No, I’m not going to talk about computers, though without it I’d be stuck. I find it so much easier to type my thoughts directly onto a word document than via pen and paper. Possibly because I change my mind a fair bit, which is easy to manage on a computer, but on paper leaves me with a scrawled mess of illegible hieroglyphics. Here’s an example of a page I wrote in the garden at the weekend (what can I say, the sun came out, I wanted to sit in it and my computer is a desk top that doesn’t budge from the study).

Handwritten notes

Plus the computer is there for the essential research that always comes into every book. For my latest book, Oh Crumbs (did I mention it’s now available for pre-order?!) I had to research the biscuit industry. Now I’m not going to be getting a job as marketing director in McVities anytime soon, but I did find some useful information that hopefully gives the book authenticity. For example, research suggests youngsters are turning to traditional biscuits like custard creams and bourbons, though the UK’s favourite biscuit is the chocolate digestive. If I had to choose only one biscuit for the rest of my life, that would be my choice, too.

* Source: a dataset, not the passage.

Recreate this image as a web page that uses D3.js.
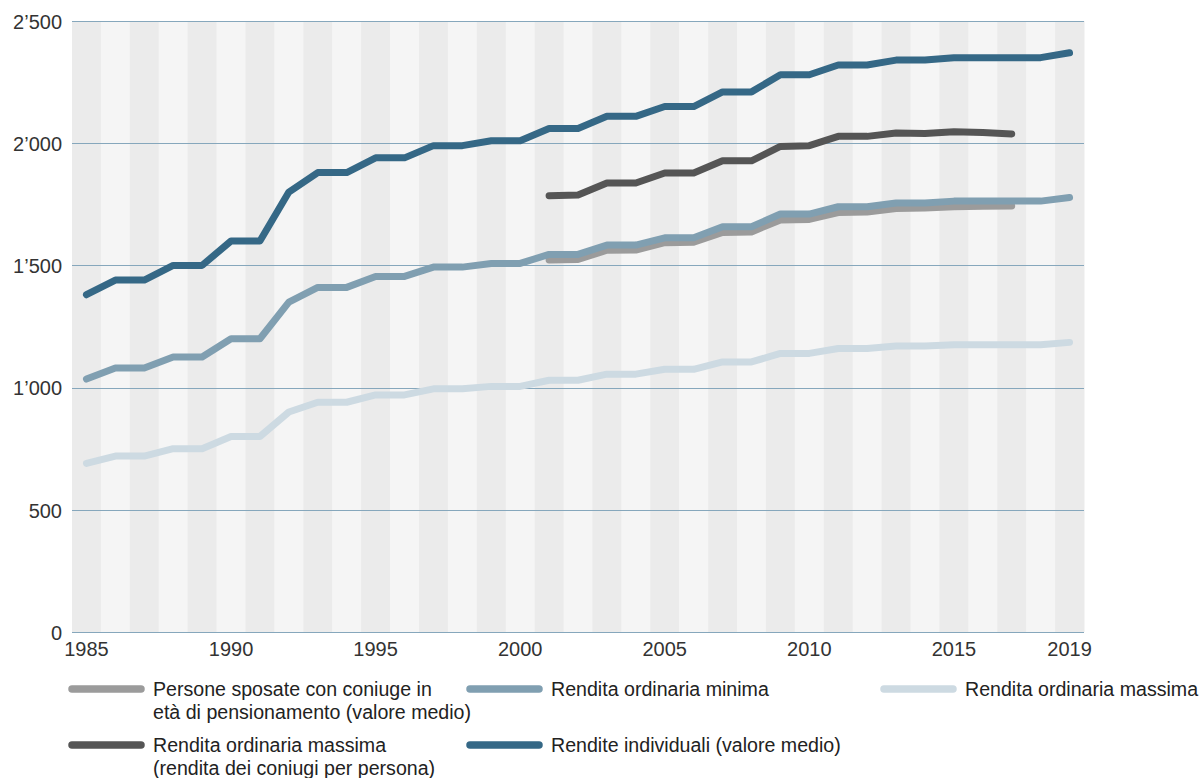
<!DOCTYPE html>
<html>
<head>
<meta charset="utf-8">
<script src="https://cdn.jsdelivr.net/npm/d3@7"></script>
<style>
  html, body { margin: 0; padding: 0; background: #ffffff; }
  svg { display: block; font-family: "Liberation Sans", Arial, sans-serif; }
</style>
</head>
<body>
<svg id="chart" width="1203" height="778"></svg>
<script>
// Years shown on the x axis (one band per year)
const years = d3.range(1985, 2020);
const xTickLabels = [1985, 1990, 1995, 2000, 2005, 2010, 2015, 2019];
const yTickValues = [0, 500, 1000, 1500, 2000, 2500];

// Monthly amounts in CHF
const renditeIndividuali = [1380, 1440, 1440, 1500, 1500, 1600, 1600, 1800, 1880, 1880, 1940, 1940, 1990, 1990, 2010, 2010, 2060, 2060, 2110, 2110, 2150, 2150, 2210, 2210, 2280, 2280, 2320, 2320, 2340, 2340, 2350, 2350, 2350, 2350, 2370];
const renditaMinima = [1035, 1080, 1080, 1125, 1125, 1200, 1200, 1350, 1410, 1410, 1455, 1455, 1493, 1493, 1508, 1508, 1545, 1545, 1583, 1583, 1613, 1613, 1658, 1658, 1710, 1710, 1740, 1740, 1755, 1755, 1763, 1763, 1763, 1763, 1778];
const renditaMassima = [690, 720, 720, 750, 750, 800, 800, 900, 940, 940, 970, 970, 995, 995, 1005, 1005, 1030, 1030, 1055, 1055, 1075, 1075, 1105, 1105, 1140, 1140, 1160, 1160, 1170, 1170, 1175, 1175, 1175, 1175, 1185];
// Series available from 2001 to 2017
const partialYears = d3.range(2001, 2018);
const renditaConiugi = [1785, 1788, 1837, 1837, 1878, 1878, 1928, 1928, 1987, 1990, 2028, 2028, 2042, 2040, 2047, 2044, 2038];
const personeSposate = [1522, 1524, 1562, 1563, 1593, 1595, 1635, 1637, 1686, 1688, 1716, 1718, 1733, 1735, 1740, 1742, 1743];

const seriesNames = [
  ["Persone sposate con coniuge in", "età di pensionamento (valore medio)"],
  ["Rendita ordinaria minima"],
  ["Rendita ordinaria massima"],
  ["Rendita ordinaria massima", "(rendita dei coniugi per persona)"],
  ["Rendite individuali (valore medio)"]
];
const seriesColors = ["#9b9b9b", "#809fb1", "#cddae2", "#555555", "#356886"];

const series = [
  { years: partialYears, values: personeSposate },
  { years: years, values: renditaMinima },
  { years: years, values: renditaMassima },
  { years: partialYears, values: renditaConiugi },
  { years: years, values: renditeIndividuali }
].map((s, i) => ({
  name: seriesNames[i],
  color: seriesColors[i],
  points: s.years.map((yr, j) => ({ year: yr, value: s.values[j] }))
}));

const svg = d3.select("#chart");
const margin = { left: 72, right: 1084, top: 21, bottom: 632 };

const x = d3.scaleBand().domain(years).range([margin.left, margin.right]).padding(0);
const y = d3.scaleLinear().domain([0, 2500]).range([margin.bottom, margin.top]);

const locale = d3.formatLocale({ decimal: ".", thousands: "\u2019", grouping: [3], currency: ["", ""] });
const fmt = locale.format(",");

// Alternating year bands
svg.append("g").selectAll("rect")
  .data(years)
  .join("rect")
  .attr("x", d => x(d))
  .attr("y", margin.top)
  .attr("width", x.bandwidth() + 0.5)
  .attr("height", margin.bottom - margin.top)
  .attr("fill", (d, i) => i % 2 === 0 ? "#ebebeb" : "#f5f5f5");

// Horizontal grid lines
svg.append("g")
  .attr("shape-rendering", "crispEdges")
  .selectAll("line")
  .data(yTickValues)
  .join("line")
  .attr("x1", margin.left)
  .attr("x2", margin.right)
  .attr("y1", d => Math.round(y(d)) + 0.5)
  .attr("y2", d => Math.round(y(d)) + 0.5)
  .attr("stroke", "#86a7bc")
  .attr("stroke-width", 1);

// Y axis labels
const yAxis = d3.axisLeft(y).tickValues(yTickValues).tickFormat(fmt).tickSize(0).tickPadding(10);
svg.append("g")
  .attr("transform", `translate(${margin.left},0)`)
  .call(yAxis)
  .call(g => g.select(".domain").remove())
  .call(g => g.selectAll("text")
    .attr("font-family", "Liberation Sans, Arial, sans-serif")
    .attr("font-size", 20)
    .attr("fill", "#333333")
    .attr("dy", "0.36em"));

// X axis labels
const xAxis = d3.axisBottom(x).tickValues(xTickLabels).tickSize(0).tickPadding(10);
svg.append("g")
  .attr("transform", `translate(0,${margin.bottom})`)
  .call(xAxis)
  .call(g => g.select(".domain").remove())
  .call(g => g.selectAll("text")
    .attr("font-family", "Liberation Sans, Arial, sans-serif")
    .attr("font-size", 20)
    .attr("fill", "#333333"));

// Series lines
const line = d3.line()
  .x(d => x(d.year) + x.bandwidth() / 2)
  .y(d => y(d.value));

svg.append("g").selectAll("path")
  .data(series)
  .join("path")
  .attr("d", d => line(d.points))
  .attr("fill", "none")
  .attr("stroke", d => d.color)
  .attr("stroke-width", 7)
  .attr("stroke-linecap", "round")
  .attr("stroke-linejoin", "round");

// Legend
const legendPos = [
  { x: 72, y: 689 },
  { x: 470, y: 689 },
  { x: 884, y: 689 },
  { x: 72, y: 745 },
  { x: 470, y: 745 }
];
const legend = svg.append("g").selectAll("g")
  .data(series)
  .join("g")
  .attr("transform", (d, i) => `translate(${legendPos[i].x},${legendPos[i].y})`);

legend.append("line")
  .attr("x1", 0).attr("x2", 69)
  .attr("y1", 0).attr("y2", 0)
  .attr("stroke", d => d.color)
  .attr("stroke-width", 7.5)
  .attr("stroke-linecap", "round");

legend.append("text")
  .attr("x", 81)
  .attr("y", 0)
  .attr("font-size", 19.6)
  .attr("fill", "#222222")
  .selectAll("tspan")
  .data(d => d.name)
  .join("tspan")
  .attr("x", 81)
  .attr("dy", (d, i) => i === 0 ? "0.35em" : 23)
  .text(d => d);
</script>
</body>
</html>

But I like the variety; a biscuit to suit my mood. If I’m feeling extravagant, I go for the Belgian white chocolate chip cookie. Indulgence at its best. For everyday, I opt for the dark chocolate digestive. If I’m feeling virtuous (it does happen), I reach for the lower calorie Rich Tea. To me it’s the champion of dunkers, though surveys have put it in second place behind the ginger nut. I only ate those when I was pregnant. Some say chocolate digestive’s are fabulous dunkers, but to me that would contaminate what I consider to be THE writing essential (you knew I’d come back to that at some point, didn’t you?) – the mug of tea.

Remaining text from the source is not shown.